Nombre de gens pensent que les éoliennes enlaidissent le paysage et ceux qui vivent à proximités de celles-là se plaignent du bruit. Pour ce qui est du solaire, pas de problème d’installer des panneaux sur de nouveaux bâtiments, mais personne n’aurait l’idée d’en poser sur une cathédrale.
Patrimoine Suisse a récemment publié une prise de position sur les éoliennes, intitulée: «Oui à l’énergie verte, mais pas aux dépens du paysage et des sites historiques».
Pour les protecteurs du patrimoine, en matière de développement durable, la sauvegarde du paysage et de l’architecture a tout autant d’importance que la production écologique d’énergie.

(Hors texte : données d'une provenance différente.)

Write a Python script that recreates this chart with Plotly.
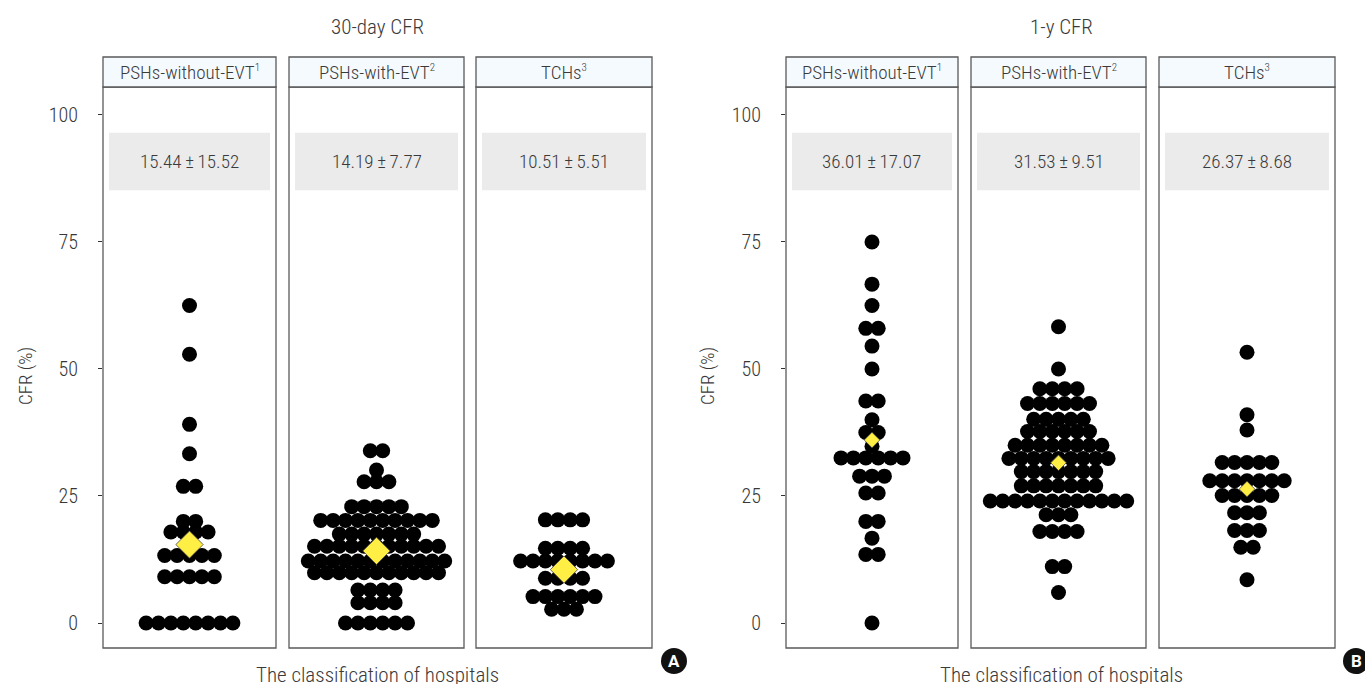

Un précédent communiqué concernant les panneaux solaires avait, lui aussi, mis en garde contre leur impact négatif sur les bâtiments historiques, s’ils ne sont pas placés judicieusement. Et de conclure que «la recherche de solutions intelligentes est indispensable pour éviter des conflits d’intérêts.»
Le cas de Lonza
C’est ce qui est arrivé par exemple à Bâle en avril, quand l’entreprise chimique Lonza a proposé à la commission municipale concernée d’envisager l’installation d’un système photovoltaïque sur son siège, une tour située près de la gare.
Dominik Werner, porte-parole de la société, explique qu’il s’agissait de déterminer si cela valait la peine de procéder à une étude de faisabilité. Bien que Lonza soit prête à recourir à l’énergie renouvelable dans la mesure du possible, elle doit d’abord savoir si, financièrement, cela en vaut la peine.
Mais la commission a rejeté la demande en argumentant que la tour, construite dans les années 1960 et qui est une sorte de symbole de la ville, méritait d’être sauvegardée.
Cette décision a été par la suite désavouée par le chef du département des travaux publics de la ville, Hans-Peter Wessels, qui, selon le site bazonline.ch, a déclaré qu’un projet acceptable était possible et qu’il espérait que «d’autres propriétaires immobiliers envisagent à leur tour d’installer ce genre de système.»
Economiser l’énergie
Adrian Schmid de Patrimoine Suisse a indiqué de son côté que c’était une erreur de vouloir suggérer que nous aurions à choisir entre notre mode de vie et la sauvegarde de l’héritage naturel et architectural.
«La première chose à faire est d’économiser l’énergie. Nous avons par exemple besoin d’une loi selon laquelle chaque appareil doit être équipé d’un système de stand-by qui permettrait une utilisation plus efficiente de l’énergie», affirme-t-il.
Quant à l’énergie renouvelable, il faut la promouvoir là où c’est possible, surtout dans les nouveaux immeubles.
Mais on peut faire beaucoup aussi dans des bâtiments plus anciens, estime pour sa part Robert Cramer. Le Vert genevois, qui représente notamment son canton au Conseil des Etats, a récemment repris la présidence de la section genevoise de Patrimoine Suisse.
Il ne voit pas de contradiction dans sa double fonction, mais préfère parler de défi. «Je pense qu’il est utile d’avoir dans la protection du patrimoine quelqu’un qui s’y connaît en énergies renouvelables et en économies d’énergie parce que cela permet d’éviter de provoquer des conflits là où il n’y en a pas.»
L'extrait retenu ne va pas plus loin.